■ Objective ■
Print exactly, please, the lines from the top of the entries below up to and including the line with "(cbcea) at (153,209)", and nothing else; pictures are excluded.

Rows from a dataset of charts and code
------------------------------------------------------------------------
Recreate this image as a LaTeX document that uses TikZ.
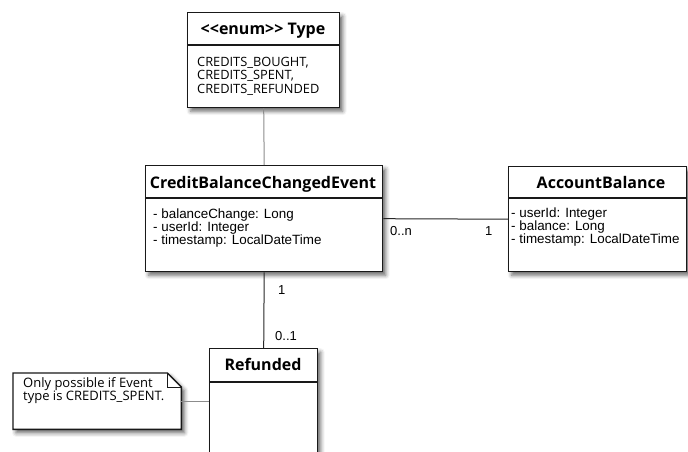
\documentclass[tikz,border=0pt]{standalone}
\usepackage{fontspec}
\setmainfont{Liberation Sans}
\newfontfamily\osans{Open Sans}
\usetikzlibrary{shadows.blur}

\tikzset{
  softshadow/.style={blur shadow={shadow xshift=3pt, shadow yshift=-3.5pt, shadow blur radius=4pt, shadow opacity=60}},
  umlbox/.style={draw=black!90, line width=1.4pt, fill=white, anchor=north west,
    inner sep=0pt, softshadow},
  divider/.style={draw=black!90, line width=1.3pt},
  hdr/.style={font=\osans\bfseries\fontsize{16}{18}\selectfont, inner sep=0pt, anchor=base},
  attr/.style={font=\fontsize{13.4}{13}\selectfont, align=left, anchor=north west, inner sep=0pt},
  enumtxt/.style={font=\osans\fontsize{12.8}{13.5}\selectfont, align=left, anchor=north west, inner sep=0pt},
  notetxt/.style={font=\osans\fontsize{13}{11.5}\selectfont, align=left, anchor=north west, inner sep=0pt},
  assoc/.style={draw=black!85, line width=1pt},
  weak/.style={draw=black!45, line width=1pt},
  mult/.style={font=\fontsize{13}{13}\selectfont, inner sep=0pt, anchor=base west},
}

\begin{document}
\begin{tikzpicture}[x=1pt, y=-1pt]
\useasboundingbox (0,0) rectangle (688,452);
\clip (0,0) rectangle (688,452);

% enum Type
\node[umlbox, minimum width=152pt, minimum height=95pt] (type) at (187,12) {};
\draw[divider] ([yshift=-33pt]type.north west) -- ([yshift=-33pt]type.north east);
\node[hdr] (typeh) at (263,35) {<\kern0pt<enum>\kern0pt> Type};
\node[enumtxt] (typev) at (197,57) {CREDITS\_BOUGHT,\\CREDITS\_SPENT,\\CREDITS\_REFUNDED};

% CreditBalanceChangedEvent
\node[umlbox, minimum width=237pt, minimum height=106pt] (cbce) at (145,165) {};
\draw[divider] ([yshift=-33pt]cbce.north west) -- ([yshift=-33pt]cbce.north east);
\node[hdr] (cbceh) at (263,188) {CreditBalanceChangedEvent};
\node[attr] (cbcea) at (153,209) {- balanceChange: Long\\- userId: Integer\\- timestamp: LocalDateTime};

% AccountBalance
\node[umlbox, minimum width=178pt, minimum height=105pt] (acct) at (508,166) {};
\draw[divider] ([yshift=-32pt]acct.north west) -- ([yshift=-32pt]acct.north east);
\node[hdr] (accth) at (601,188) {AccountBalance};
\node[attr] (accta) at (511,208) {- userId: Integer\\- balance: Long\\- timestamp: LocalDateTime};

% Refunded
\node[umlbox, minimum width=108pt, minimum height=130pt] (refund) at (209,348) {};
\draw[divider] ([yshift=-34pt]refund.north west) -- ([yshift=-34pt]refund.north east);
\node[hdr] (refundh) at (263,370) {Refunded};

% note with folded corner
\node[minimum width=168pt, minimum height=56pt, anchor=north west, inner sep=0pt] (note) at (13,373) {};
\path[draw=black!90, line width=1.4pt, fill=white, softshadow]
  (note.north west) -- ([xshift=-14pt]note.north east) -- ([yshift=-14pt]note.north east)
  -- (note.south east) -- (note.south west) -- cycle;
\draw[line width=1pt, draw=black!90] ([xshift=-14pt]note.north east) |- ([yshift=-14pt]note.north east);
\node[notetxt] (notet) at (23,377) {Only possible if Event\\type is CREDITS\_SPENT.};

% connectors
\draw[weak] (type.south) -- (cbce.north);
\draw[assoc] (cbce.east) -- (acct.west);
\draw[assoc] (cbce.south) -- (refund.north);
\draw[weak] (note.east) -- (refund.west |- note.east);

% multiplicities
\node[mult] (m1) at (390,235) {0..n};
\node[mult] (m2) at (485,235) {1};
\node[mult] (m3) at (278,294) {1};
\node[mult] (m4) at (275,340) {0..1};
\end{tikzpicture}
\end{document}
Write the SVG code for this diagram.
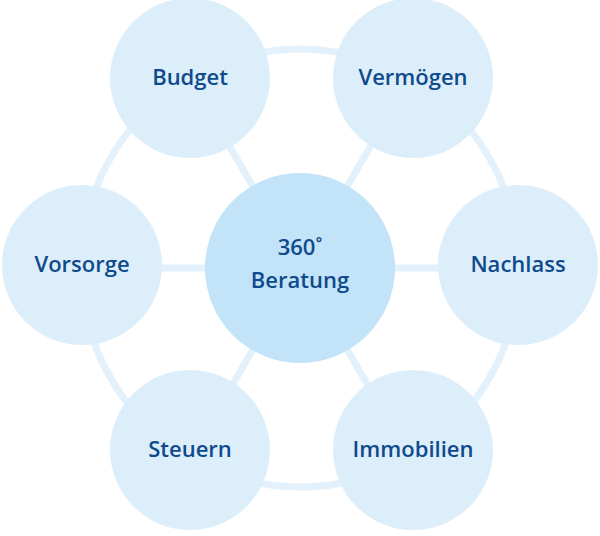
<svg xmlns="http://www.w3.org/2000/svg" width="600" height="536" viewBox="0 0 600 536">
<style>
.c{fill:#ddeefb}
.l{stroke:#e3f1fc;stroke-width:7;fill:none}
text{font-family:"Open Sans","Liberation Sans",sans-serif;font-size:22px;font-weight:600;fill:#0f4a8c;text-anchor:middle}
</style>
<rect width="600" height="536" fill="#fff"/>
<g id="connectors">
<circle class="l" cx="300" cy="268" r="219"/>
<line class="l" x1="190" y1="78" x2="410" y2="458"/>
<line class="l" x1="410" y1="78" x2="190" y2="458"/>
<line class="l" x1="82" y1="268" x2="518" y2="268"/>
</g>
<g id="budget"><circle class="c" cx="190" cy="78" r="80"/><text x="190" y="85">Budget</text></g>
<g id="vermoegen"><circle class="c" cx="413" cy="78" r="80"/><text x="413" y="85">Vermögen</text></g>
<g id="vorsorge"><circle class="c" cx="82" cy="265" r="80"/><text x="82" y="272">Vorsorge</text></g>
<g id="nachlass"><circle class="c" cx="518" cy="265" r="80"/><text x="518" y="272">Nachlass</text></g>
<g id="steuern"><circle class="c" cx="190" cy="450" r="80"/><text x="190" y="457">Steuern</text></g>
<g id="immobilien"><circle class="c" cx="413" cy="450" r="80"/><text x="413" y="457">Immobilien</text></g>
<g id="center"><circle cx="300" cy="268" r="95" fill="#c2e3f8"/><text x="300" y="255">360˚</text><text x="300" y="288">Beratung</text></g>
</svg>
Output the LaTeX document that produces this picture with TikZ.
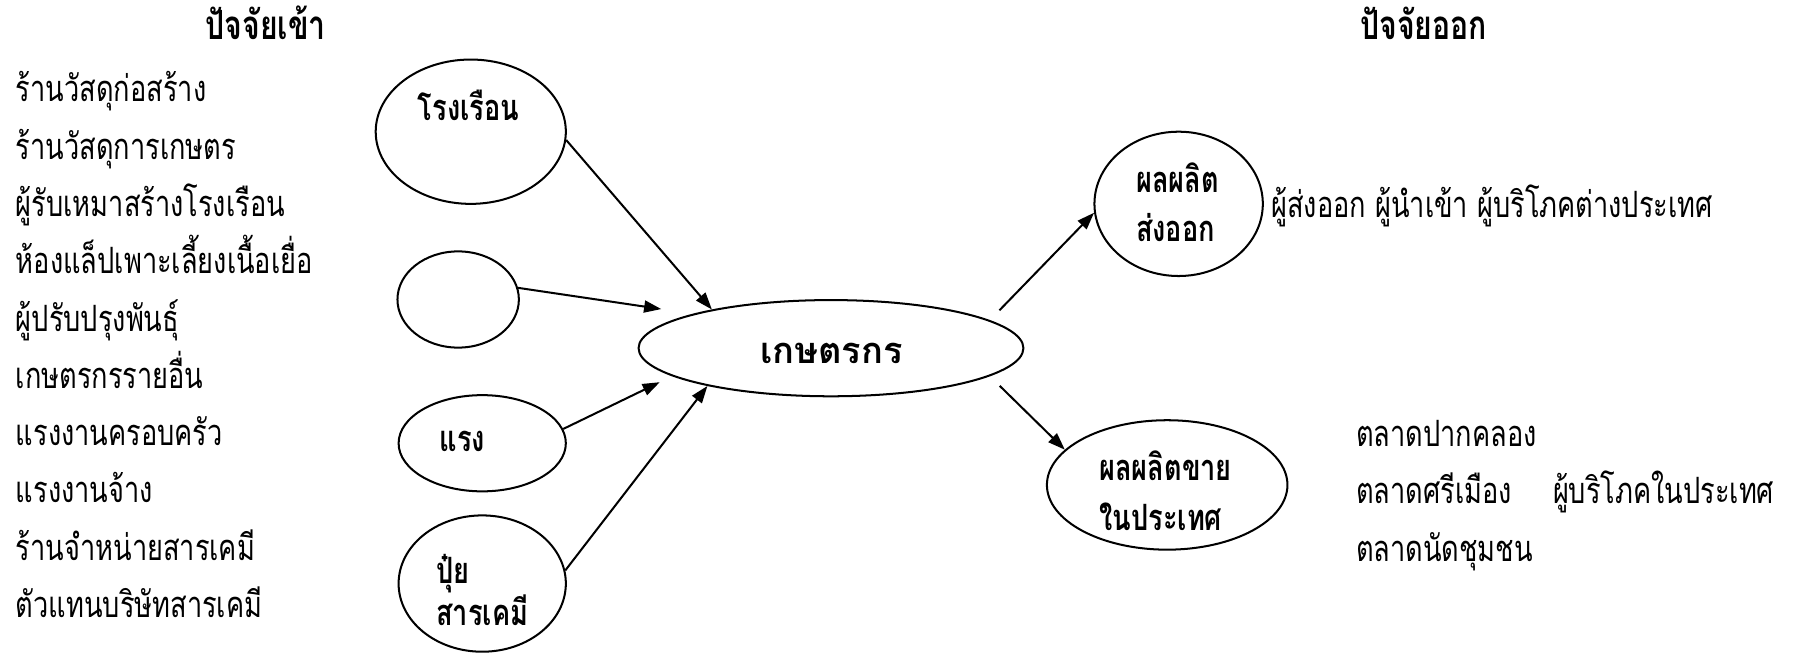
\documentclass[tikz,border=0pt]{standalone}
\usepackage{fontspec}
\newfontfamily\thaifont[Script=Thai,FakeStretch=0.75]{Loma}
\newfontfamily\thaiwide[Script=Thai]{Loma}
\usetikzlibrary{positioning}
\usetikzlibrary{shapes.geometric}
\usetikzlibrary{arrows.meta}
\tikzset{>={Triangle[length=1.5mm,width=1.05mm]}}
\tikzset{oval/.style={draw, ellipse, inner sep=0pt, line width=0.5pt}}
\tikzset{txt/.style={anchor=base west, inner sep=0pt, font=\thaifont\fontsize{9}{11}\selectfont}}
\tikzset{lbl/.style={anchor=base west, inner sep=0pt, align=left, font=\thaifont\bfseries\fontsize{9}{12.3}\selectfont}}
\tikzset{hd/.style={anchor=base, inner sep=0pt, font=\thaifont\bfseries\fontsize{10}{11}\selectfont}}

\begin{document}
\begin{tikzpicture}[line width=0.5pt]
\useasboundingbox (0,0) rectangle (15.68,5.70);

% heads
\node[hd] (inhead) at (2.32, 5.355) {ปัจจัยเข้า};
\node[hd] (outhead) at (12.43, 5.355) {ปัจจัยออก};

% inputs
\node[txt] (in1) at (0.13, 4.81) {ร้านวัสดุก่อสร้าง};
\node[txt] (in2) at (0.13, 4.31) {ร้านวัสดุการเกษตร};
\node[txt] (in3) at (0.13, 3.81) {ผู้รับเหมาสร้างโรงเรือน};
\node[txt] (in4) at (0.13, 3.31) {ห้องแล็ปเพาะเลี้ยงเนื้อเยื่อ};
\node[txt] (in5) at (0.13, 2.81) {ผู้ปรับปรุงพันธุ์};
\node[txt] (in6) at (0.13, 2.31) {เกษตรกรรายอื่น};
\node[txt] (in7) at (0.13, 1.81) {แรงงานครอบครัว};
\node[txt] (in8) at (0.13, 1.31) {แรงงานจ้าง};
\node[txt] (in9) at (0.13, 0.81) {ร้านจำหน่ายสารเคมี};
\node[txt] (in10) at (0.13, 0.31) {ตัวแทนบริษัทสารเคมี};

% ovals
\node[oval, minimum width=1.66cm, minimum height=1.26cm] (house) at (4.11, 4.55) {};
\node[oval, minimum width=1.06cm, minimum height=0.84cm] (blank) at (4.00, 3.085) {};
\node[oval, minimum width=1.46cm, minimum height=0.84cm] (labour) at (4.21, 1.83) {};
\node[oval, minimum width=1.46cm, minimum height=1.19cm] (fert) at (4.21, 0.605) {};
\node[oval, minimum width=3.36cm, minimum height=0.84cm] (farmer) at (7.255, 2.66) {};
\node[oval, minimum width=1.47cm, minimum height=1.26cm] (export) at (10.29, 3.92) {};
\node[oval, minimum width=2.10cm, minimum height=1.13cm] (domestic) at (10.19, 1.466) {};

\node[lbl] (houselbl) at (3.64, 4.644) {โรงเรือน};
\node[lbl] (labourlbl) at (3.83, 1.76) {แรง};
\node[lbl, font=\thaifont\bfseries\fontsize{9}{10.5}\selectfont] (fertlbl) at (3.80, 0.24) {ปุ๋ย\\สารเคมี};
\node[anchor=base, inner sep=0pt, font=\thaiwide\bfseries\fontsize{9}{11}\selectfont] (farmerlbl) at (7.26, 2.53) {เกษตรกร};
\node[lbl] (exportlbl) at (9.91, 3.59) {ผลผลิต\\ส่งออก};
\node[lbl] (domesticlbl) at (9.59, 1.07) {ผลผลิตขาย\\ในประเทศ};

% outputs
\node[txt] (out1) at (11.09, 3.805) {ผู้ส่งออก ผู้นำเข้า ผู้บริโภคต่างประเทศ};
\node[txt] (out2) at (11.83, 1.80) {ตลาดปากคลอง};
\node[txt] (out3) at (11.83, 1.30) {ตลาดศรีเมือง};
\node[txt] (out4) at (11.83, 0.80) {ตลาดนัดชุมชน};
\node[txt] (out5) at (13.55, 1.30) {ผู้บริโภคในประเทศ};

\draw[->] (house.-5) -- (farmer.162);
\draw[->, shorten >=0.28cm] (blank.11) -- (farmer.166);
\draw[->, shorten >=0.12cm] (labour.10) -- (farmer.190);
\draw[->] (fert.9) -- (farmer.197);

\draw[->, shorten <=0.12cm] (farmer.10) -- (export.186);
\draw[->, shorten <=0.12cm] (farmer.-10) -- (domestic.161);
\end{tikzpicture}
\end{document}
------------------------------------------------------------------------
■ Exercise result ■
Recreate this image as a LaTeX document that uses TikZ.
\documentclass[tikz,border=0pt]{standalone}
\usepackage{fontspec}
\setmainfont{Liberation Sans}
\newfontfamily\osans{Open Sans}
\usetikzlibrary{shadows.blur}

\tikzset{
  softshadow/.style={blur shadow={shadow xshift=3pt, shadow yshift=-3.5pt, shadow blur radius=4pt, shadow opacity=60}},
  umlbox/.style={draw=black!90, line width=1.4pt, fill=white, anchor=north west,
    inner sep=0pt, softshadow},
  divider/.style={draw=black!90, line width=1.3pt},
  hdr/.style={font=\osans\bfseries\fontsize{16}{18}\selectfont, inner sep=0pt, anchor=base},
  attr/.style={font=\fontsize{13.4}{13}\selectfont, align=left, anchor=north west, inner sep=0pt},
  enumtxt/.style={font=\osans\fontsize{12.8}{13.5}\selectfont, align=left, anchor=north west, inner sep=0pt},
  notetxt/.style={font=\osans\fontsize{13}{11.5}\selectfont, align=left, anchor=north west, inner sep=0pt},
  assoc/.style={draw=black!85, line width=1pt},
  weak/.style={draw=black!45, line width=1pt},
  mult/.style={font=\fontsize{13}{13}\selectfont, inner sep=0pt, anchor=base west},
}

\begin{document}
\begin{tikzpicture}[x=1pt, y=-1pt]
\useasboundingbox (0,0) rectangle (688,452);
\clip (0,0) rectangle (688,452);

% enum Type
\node[umlbox, minimum width=152pt, minimum height=95pt] (type) at (187,12) {};
\draw[divider] ([yshift=-33pt]type.north west) -- ([yshift=-33pt]type.north east);
\node[hdr] (typeh) at (263,35) {<\kern0pt<enum>\kern0pt> Type};
\node[enumtxt] (typev) at (197,57) {CREDITS\_BOUGHT,\\CREDITS\_SPENT,\\CREDITS\_REFUNDED};

% CreditBalanceChangedEvent
\node[umlbox, minimum width=237pt, minimum height=106pt] (cbce) at (145,165) {};
\draw[divider] ([yshift=-33pt]cbce.north west) -- ([yshift=-33pt]cbce.north east);
\node[hdr] (cbceh) at (263,188) {CreditBalanceChangedEvent};
\node[attr] (cbcea) at (153,209) {- balanceChange: Long\\- userId: Integer\\- timestamp: LocalDateTime};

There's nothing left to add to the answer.